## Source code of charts
☆ ☆ ☆ ☆
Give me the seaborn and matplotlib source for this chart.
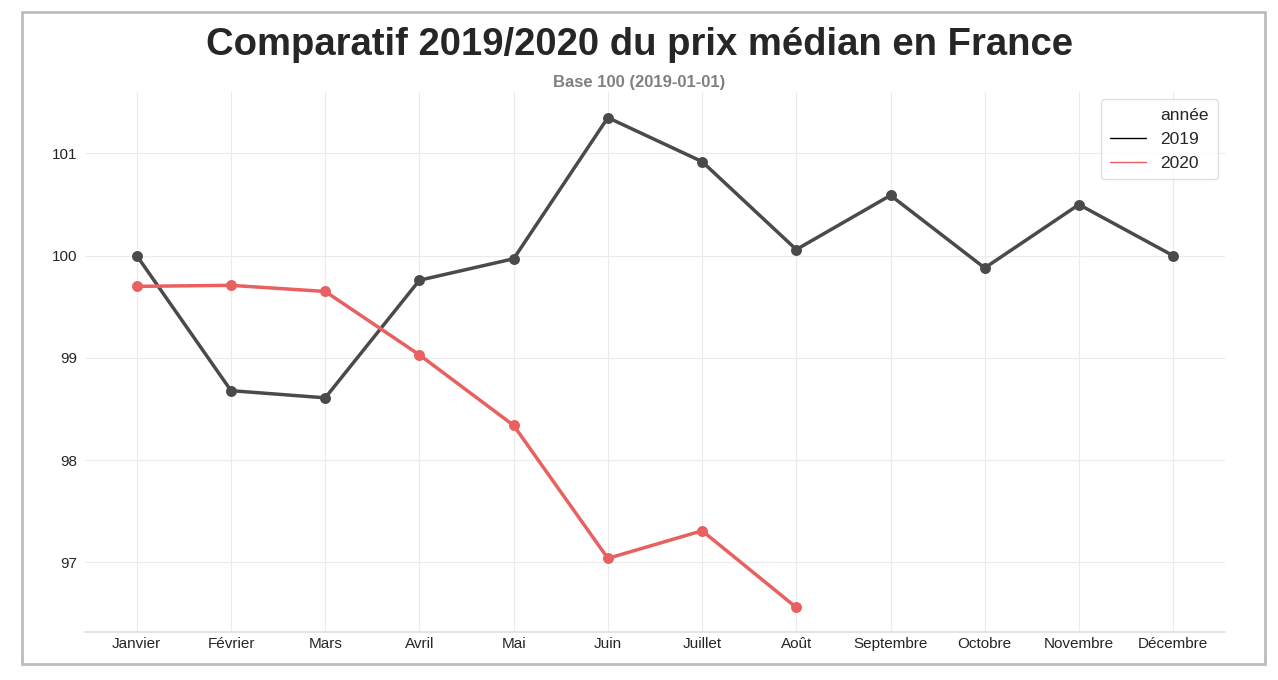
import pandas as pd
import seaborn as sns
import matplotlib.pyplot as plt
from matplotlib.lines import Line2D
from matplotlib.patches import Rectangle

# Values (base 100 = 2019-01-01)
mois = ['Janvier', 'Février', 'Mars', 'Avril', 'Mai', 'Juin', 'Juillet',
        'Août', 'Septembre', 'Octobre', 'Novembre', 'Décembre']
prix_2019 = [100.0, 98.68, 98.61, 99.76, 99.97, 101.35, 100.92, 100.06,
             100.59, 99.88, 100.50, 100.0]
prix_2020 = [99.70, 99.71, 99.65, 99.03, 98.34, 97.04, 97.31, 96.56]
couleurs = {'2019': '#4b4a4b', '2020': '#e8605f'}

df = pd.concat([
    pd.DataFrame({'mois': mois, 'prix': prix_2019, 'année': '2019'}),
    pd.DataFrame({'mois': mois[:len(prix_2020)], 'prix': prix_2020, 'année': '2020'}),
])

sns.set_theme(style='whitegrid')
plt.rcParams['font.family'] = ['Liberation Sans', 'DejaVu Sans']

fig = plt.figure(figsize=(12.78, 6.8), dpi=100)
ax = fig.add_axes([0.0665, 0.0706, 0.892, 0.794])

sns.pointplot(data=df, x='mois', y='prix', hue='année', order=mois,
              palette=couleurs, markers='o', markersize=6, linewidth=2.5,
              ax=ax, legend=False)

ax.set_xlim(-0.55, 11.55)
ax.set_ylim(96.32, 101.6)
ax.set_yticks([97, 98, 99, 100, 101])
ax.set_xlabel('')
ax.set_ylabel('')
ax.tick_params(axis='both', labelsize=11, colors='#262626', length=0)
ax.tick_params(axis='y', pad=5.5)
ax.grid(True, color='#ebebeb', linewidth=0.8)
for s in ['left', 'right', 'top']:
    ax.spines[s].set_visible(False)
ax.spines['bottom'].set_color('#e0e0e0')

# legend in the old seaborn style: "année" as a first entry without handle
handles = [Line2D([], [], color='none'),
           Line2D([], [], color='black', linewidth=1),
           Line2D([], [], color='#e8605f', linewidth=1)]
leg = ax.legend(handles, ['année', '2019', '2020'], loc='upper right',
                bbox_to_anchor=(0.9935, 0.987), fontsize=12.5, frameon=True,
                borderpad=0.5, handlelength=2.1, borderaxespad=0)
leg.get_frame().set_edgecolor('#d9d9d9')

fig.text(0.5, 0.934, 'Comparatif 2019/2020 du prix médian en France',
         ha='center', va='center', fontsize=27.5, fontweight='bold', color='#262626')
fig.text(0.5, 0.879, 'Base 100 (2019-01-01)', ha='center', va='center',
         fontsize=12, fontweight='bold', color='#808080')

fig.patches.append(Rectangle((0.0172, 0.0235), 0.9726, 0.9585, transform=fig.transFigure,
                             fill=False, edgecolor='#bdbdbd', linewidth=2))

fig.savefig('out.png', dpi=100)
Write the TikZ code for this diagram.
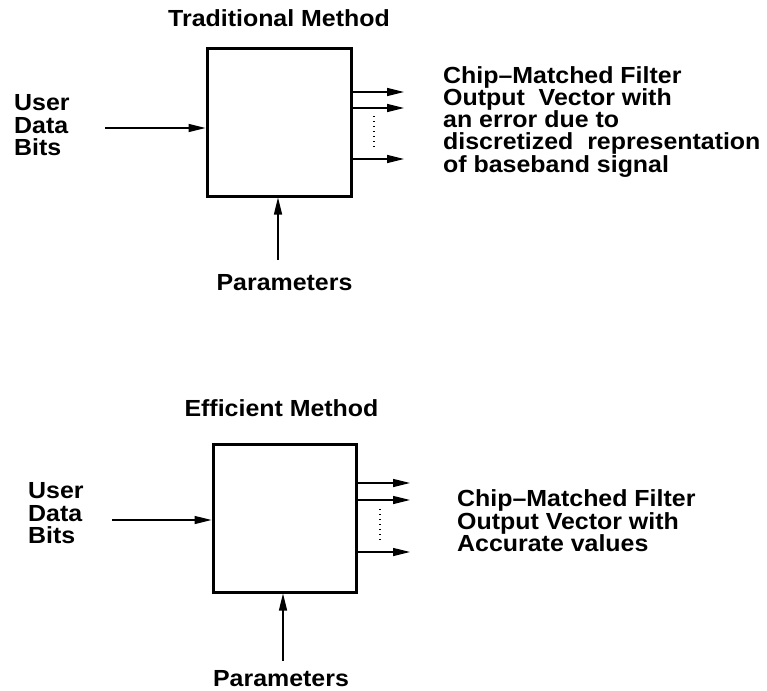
☆ ☆ ☆ ☆
From the records given above, reproduce all text exactly and exclude each picture.

## Result for this task
Give me the seaborn and matplotlib source for this chart.
import pandas as pd
import seaborn as sns
import matplotlib.pyplot as plt
from matplotlib.lines import Line2D
from matplotlib.patches import Rectangle

# Values (base 100 = 2019-01-01)
mois = ['Janvier', 'Février', 'Mars', 'Avril', 'Mai', 'Juin', 'Juillet',
        'Août', 'Septembre', 'Octobre', 'Novembre', 'Décembre']
prix_2019 = [100.0, 98.68, 98.61, 99.76, 99.97, 101.35, 100.92, 100.06,
             100.59, 99.88, 100.50, 100.0]
prix_2020 = [99.70, 99.71, 99.65, 99.03, 98.34, 97.04, 97.31, 96.56]
couleurs = {'2019': '#4b4a4b', '2020': '#e8605f'}

df = pd.concat([
    pd.DataFrame({'mois': mois, 'prix': prix_2019, 'année': '2019'}),
    pd.DataFrame({'mois': mois[:len(prix_2020)], 'prix': prix_2020, 'année': '2020'}),
])

sns.set_theme(style='whitegrid')
plt.rcParams['font.family'] = ['Liberation Sans', 'DejaVu Sans']

fig = plt.figure(figsize=(12.78, 6.8), dpi=100)
ax = fig.add_axes([0.0665, 0.0706, 0.892, 0.794])

sns.pointplot(data=df, x='mois', y='prix', hue='année', order=mois,
              palette=couleurs, markers='o', markersize=6, linewidth=2.5,
              ax=ax, legend=False)

ax.set_xlim(-0.55, 11.55)
ax.set_ylim(96.32, 101.6)
ax.set_yticks([97, 98, 99, 100, 101])
ax.set_xlabel('')
ax.set_ylabel('')
ax.tick_params(axis='both', labelsize=11, colors='#262626', length=0)
ax.tick_params(axis='y', pad=5.5)
ax.grid(True, color='#ebebeb', linewidth=0.8)
for s in ['left', 'right', 'top']:
    ax.spines[s].set_visible(False)
ax.spines['bottom'].set_color('#e0e0e0')

# legend in the old seaborn style: "année" as a first entry without handle
handles = [Line2D([], [], color='none'),
           Line2D([], [], color='black', linewidth=1),
           Line2D([], [], color='#e8605f', linewidth=1)]
leg = ax.legend(handles, ['année', '2019', '2020'], loc='upper right',
                bbox_to_anchor=(0.9935, 0.987), fontsize=12.5, frameon=True,
                borderpad=0.5, handlelength=2.1, borderaxespad=0)
leg.get_frame().set_edgecolor('#d9d9d9')

fig.text(0.5, 0.934, 'Comparatif 2019/2020 du prix médian en France',
         ha='center', va='center', fontsize=27.5, fontweight='bold', color='#262626')
fig.text(0.5, 0.879, 'Base 100 (2019-01-01)', ha='center', va='center',
         fontsize=12, fontweight='bold', color='#808080')

fig.patches.append(Rectangle((0.0172, 0.0235), 0.9726, 0.9585, transform=fig.transFigure,
                             fill=False, edgecolor='#bdbdbd', linewidth=2))

fig.savefig('out.png', dpi=100)
Write the TikZ code for this diagram.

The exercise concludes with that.